Give him blood and battle and he was right at home. Give him easy and loose, and he could make a woman scream without even trying. But give him a complicated female and he shut down. Too much work and he didn’t have the time, the patience or the inclination. Women had always come too easily for him, so why the hell should he work for one?
And this one smelled…complicated.
“Seriously, man,” Jeremy growled. “If you don’t want me turning to the dark side, we need to get in line and order. I’m hungry enough to do something that we’ll both regret.”
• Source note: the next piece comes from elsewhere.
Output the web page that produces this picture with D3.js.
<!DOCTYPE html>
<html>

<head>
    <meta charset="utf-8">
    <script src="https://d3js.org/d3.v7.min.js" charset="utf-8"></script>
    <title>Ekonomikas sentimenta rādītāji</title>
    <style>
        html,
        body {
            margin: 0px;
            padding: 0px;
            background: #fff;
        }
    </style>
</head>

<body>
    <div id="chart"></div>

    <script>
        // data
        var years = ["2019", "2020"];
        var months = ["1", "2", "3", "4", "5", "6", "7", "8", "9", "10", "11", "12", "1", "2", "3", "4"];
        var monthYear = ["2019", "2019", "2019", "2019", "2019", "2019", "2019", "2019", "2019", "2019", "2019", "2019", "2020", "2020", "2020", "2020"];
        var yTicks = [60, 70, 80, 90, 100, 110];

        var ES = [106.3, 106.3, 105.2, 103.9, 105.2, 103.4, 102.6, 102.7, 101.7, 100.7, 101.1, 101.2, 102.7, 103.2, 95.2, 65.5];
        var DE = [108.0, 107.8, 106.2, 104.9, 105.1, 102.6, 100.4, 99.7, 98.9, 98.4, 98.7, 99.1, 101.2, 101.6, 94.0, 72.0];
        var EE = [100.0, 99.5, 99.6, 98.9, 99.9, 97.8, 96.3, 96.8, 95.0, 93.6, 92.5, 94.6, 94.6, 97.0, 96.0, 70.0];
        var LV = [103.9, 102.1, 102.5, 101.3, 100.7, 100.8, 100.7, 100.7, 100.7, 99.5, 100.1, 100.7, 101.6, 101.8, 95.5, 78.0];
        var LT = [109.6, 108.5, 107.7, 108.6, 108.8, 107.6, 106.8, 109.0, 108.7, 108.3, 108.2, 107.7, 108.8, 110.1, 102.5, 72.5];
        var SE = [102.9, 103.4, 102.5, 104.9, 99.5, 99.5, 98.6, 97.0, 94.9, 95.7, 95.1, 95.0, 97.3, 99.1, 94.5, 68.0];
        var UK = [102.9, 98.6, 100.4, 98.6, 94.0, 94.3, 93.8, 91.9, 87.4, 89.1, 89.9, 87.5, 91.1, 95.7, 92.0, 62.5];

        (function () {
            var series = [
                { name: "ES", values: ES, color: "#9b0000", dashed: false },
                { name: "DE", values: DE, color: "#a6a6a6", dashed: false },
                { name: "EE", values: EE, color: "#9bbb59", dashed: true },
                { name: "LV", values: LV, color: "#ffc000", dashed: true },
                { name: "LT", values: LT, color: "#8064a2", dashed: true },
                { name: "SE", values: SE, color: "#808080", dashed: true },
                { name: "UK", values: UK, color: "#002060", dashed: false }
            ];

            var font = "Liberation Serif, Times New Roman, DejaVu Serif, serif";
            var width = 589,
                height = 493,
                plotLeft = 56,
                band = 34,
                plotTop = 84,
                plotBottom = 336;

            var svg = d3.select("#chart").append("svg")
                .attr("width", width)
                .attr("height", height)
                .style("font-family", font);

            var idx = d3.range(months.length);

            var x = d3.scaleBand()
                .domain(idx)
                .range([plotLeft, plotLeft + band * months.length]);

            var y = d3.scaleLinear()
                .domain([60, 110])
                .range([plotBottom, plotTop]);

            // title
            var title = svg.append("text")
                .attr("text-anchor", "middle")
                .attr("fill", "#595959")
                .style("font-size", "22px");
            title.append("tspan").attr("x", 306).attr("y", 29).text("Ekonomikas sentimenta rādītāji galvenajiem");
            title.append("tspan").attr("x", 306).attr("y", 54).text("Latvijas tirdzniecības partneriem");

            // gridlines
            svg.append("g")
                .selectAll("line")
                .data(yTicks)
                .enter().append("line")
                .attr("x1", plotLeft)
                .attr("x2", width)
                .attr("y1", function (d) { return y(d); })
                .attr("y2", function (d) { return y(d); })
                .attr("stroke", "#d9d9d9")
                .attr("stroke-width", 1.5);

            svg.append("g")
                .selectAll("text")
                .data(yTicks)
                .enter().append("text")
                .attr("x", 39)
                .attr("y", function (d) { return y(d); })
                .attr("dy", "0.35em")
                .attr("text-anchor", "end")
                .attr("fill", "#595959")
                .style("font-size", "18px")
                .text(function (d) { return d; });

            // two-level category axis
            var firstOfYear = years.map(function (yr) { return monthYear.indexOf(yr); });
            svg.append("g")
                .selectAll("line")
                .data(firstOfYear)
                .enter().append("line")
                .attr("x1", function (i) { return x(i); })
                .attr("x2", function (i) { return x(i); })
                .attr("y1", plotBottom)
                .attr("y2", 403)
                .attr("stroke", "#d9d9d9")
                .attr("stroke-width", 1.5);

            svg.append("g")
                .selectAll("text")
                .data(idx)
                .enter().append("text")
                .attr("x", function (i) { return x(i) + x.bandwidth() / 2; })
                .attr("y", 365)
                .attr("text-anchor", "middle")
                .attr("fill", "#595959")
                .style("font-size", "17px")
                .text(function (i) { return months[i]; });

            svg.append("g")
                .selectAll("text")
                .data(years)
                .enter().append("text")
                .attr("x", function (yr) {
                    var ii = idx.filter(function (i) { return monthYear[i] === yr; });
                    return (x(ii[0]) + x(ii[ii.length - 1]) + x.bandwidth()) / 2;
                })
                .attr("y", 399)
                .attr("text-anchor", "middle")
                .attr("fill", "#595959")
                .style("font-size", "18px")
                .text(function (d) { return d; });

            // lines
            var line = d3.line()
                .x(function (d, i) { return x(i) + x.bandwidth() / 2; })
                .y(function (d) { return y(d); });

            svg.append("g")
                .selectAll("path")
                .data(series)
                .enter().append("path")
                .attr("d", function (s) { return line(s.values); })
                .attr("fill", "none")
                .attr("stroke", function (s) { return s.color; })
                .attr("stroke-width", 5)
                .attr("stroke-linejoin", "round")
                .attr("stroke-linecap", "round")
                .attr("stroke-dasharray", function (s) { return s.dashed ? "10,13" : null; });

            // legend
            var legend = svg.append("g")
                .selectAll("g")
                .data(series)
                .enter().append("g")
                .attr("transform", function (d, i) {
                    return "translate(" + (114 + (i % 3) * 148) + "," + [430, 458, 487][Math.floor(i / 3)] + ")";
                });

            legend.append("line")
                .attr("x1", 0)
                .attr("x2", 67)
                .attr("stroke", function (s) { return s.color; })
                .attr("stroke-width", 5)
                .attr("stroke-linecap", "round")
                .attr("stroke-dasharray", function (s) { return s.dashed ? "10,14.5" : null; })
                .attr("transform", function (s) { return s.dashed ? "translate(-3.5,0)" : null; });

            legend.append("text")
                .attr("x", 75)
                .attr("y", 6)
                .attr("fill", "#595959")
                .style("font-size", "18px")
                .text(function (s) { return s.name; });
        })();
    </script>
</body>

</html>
“You’re sick, you know that.”
Heaving an exaggerated sigh, Jeremy placed his hand over his heart. “Keep saying things like that and I’ll start thinking you don’t love me anymore.”
Mason opened his mouth, a smart-ass comeback ready to slip free, suitably biting and caustic, when her scent slammed into him so hard he nearly reeled. He spun toward the line that paralleled the one he now stood in, where customers were picking up their stylishly brown-bagged orders. He knew the instant he set eyes on her, though he never would have guessed she’d be the one, had that intoxicating scent not wrapped around him like a vise. But it was her. The innocent-looking little waif with the long auburn braid, her lunch tray tucked up in front of her and a bulky paperback wedged under her right arm, tortoiseshell glasses perched smartly on the bridge of her small nose. She was wearing a deliciously tight white polo shirt with faded blue jeans, a dark red jacket tied around her waist and braided bracelets circling one delicately boned wrist, a slender silver watch on the other. A simple outfit, nothing too provocative, but on her it looked downright sinful, the way it hugged her delicate curves.
A fierce, possessive wave of heat poured through his veins while his mouth watered, and it was only with a conscious effort that Mason controlled the urge to pant like a randy dog. A nice long howl would have felt damn good at the moment, but hardly appropriate, considering their surroundings. Left with no other choice, the animal inside him grumbled its agitation, curling around itself and settling down to quietly seethe, while his human half struggled against the intense need to grab her and run, as far and fast as he could, until he had her all to himself. Not a bad idea, either, except that he’d probably scare her half to death before they got there.
Left with no other option, he waited.
Time seemed to stand still as she walked toward him, his lungs burning while the top of his head felt about ready to come off. Within seconds she was in front of him, without even having glanced in his direction. With an utterly foreign sense of desperation, he did something that he’d never, in all his thirty-three years, thought he would do.